The late Neoproterozoic Dokhan Volcanics (DV) of the Egyptian Eastern Desert (northern Arabian-Nubian Shield), were investigated at Gebel Nuqara, near the boundary between the Northern and Central Eastern Deserts. In particular, the nature of the peculiar circular and annular regional structures at Nuqara, were targeted for study. This included exploring the relationships of DV and intrusive units to each other and to regional dikes and faults.
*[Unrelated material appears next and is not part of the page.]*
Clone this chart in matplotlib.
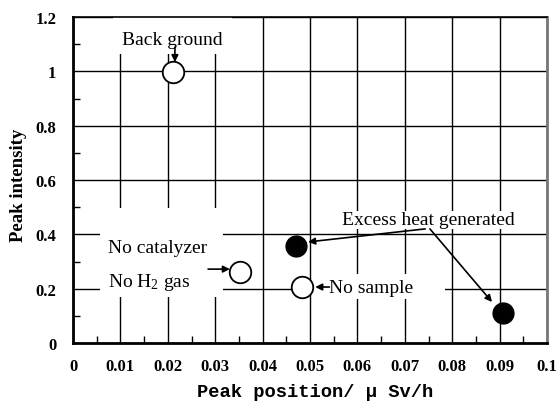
import matplotlib
matplotlib.use("Agg")
import matplotlib.pyplot as plt
from matplotlib.ticker import MultipleLocator
from matplotlib.patches import Rectangle

open_x = [0.021, 0.0352, 0.0483]
open_y = [0.996, 0.261, 0.206]
filled_x = [0.047, 0.0907]
filled_y = [0.357, 0.110]
xticks = [0, 0.01, 0.02, 0.03, 0.04, 0.05, 0.06, 0.07, 0.08, 0.09, 0.1]
xticklabels = ['0', '0.01', '0.02', '0.03', '0.04', '0.05', '0.06', '0.07', '0.08', '0.09', '0.1']
yticks = [0, 0.2, 0.4, 0.6, 0.8, 1.0, 1.2]
yticklabels = ['0', '0.2', '0.4', '0.6', '0.8', '1', '1.2']

serif = ['Liberation Serif', 'DejaVu Serif']
plt.rcParams['mathtext.fontset'] = 'custom'
plt.rcParams['mathtext.rm'] = 'Liberation Serif'
plt.rcParams['mathtext.it'] = 'Liberation Serif:italic'
plt.rcParams['mathtext.bf'] = 'Liberation Serif:bold'

fig = plt.figure(figsize=(5.59, 4.02), dpi=100)
ax = fig.add_axes([73/559, 1 - 344/402, 474/559, 326/402])
ax.set_xlim(0, 0.1)
ax.set_ylim(0, 1.2)
ax.set_xticks(xticks)
ax.set_xticklabels(xticklabels, fontfamily=serif, fontweight='bold', fontsize=12)
ax.set_yticks(yticks)
ax.set_yticklabels(yticklabels, fontfamily=serif, fontweight='bold', fontsize=12)
ax.xaxis.set_minor_locator(MultipleLocator(0.005))
ax.yaxis.set_minor_locator(MultipleLocator(0.1))
ax.tick_params(axis='x', which='major', length=0, pad=11)
ax.tick_params(axis='y', which='major', length=0, pad=12)
ax.tick_params(which='minor', direction='in', length=5, width=1, color='black')
ax.grid(True, which='major', color='black', linewidth=1)
ax.set_axisbelow(True)
for s in ['left', 'bottom']:
    ax.spines[s].set_linewidth(2)
ax.spines['top'].set_linewidth(1.2)
ax.spines['right'].set_color('#777777')
ax.spines['right'].set_linewidth(2)

# white backgrounds behind the annotation texts
for (x0, y0, x1, y1) in [(0.0085, 1.064, 0.0335, 1.2),
                         (0.0057, 0.169, 0.0316, 0.497),
                         (0.0549, 0.420, 0.0970, 0.486),
                         (0.0506, 0.162, 0.0785, 0.254)]:
    ax.add_patch(Rectangle((x0, y0), x1 - x0, y1 - y0, fc='white', ec='none', zorder=2))

ax.plot(open_x, open_y, 'o', ms=15.5, mfc='white', mec='black', mew=1.3, zorder=5, clip_on=False)
ax.plot(filled_x, filled_y, 'o', ms=15, mfc='black', mec='black', zorder=5)

fig.text(315/559, 1 - 393/402, 'Peak position/ μ Sv/h',
         fontfamily=['Liberation Mono', 'DejaVu Sans Mono'],
         fontweight='bold', fontsize=13.5, ha='center', va='center')
fig.text(19/559, 1 - 185/402, 'Peak intensity', fontfamily=serif, fontweight='bold',
         fontsize=13.5, rotation=90, ha='center', va='center')

ap = dict(arrowstyle='-|>', color='black', lw=1.2, mutation_scale=10, shrinkA=0, shrinkB=0)
tf = dict(fontfamily=serif, fontsize=14, zorder=6)

ax.text(0.0209, 1.119, 'Back ground', ha='center', va='center', **tf)
ax.annotate('', xy=(0.0215, 1.034), xytext=(0.0215, 1.089), arrowprops=ap, zorder=6)

ax.text(0.0074, 0.353, 'No catalyzer', ha='left', va='center', **tf)
ax.text(0.0074, 0.228, r'No H$_\mathrm{2}$ gas', ha='left', va='center', **tf)
ax.annotate('', xy=(0.0331, 0.272), xytext=(0.0285, 0.272), arrowprops=ap, zorder=6)

ax.text(0.054, 0.206, 'No sample', ha='left', va='center', **tf)
ax.annotate('', xy=(0.0511, 0.206), xytext=(0.0541, 0.206), arrowprops=ap, zorder=6)

ax.text(0.0749, 0.456, 'Excess heat generated', ha='center', va='center', **tf)
ax.annotate('', xy=(0.0496, 0.372), xytext=(0.0743, 0.420), arrowprops=ap, zorder=6)
ax.annotate('', xy=(0.0884, 0.151), xytext=(0.0753, 0.420), arrowprops=ap, zorder=6)

fig.savefig('out.png', dpi=100)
The central part of the Nuqara DV exposures consists of two volcanic units: 1) “Older DV” (intermediate varieties, dominantly andesites; 659 ± 16 Ma), with associated arc granitoids (663.2 ± 8.4 Ma), followed by andesite dikes (636.9 ± 7.2 Ma); and 2) “Younger DV” (acidic varieties; 602.3 ± 4.4 Ma for rhyolites, and 589.4 ± 6.1 Ma for rhyolite porphyry). This central area of DV units is enclosed within an annular intrusion of granite. The geochemical data for the Nuqara DV reveal intermediate low-silica adakitic (basaltic-andesite and andesite) and acidic high-silica adakitic (rhyolite and rhyolite porphyry). Both adakite groups share a common geochemical trend, and show evidence for magma diversification via fractional crystallization. The Nuqara DV is identified as a caldera sequence, with resurgent uplift, based on a positive comparison of the volcanic morphology, lithology, structure and mechanism of DV eruptions in the study area with those of other resurgent calderas. The geodynamic setting, volcanic architecture, and geochemistry of the DV, as well as its in-situ zircon LA–ICP–MS estimated ages, allow recognition of a series of eruptive stages, leading to collapse to form the Nuqara caldera, followed by resurgent uplift of the caldera floor during intrusion of rhyolite porphyry domes. The resurgent caldera model assigns a greater significance for the rhyolite porphyry as the exposed top of a sub-volcanic magma chamber. Resurgence is viewed as resulting from increased pressure or volume changes in the magma reservoir. A consequence of resurgence was uplift and erosion of the previous collapse-related topography.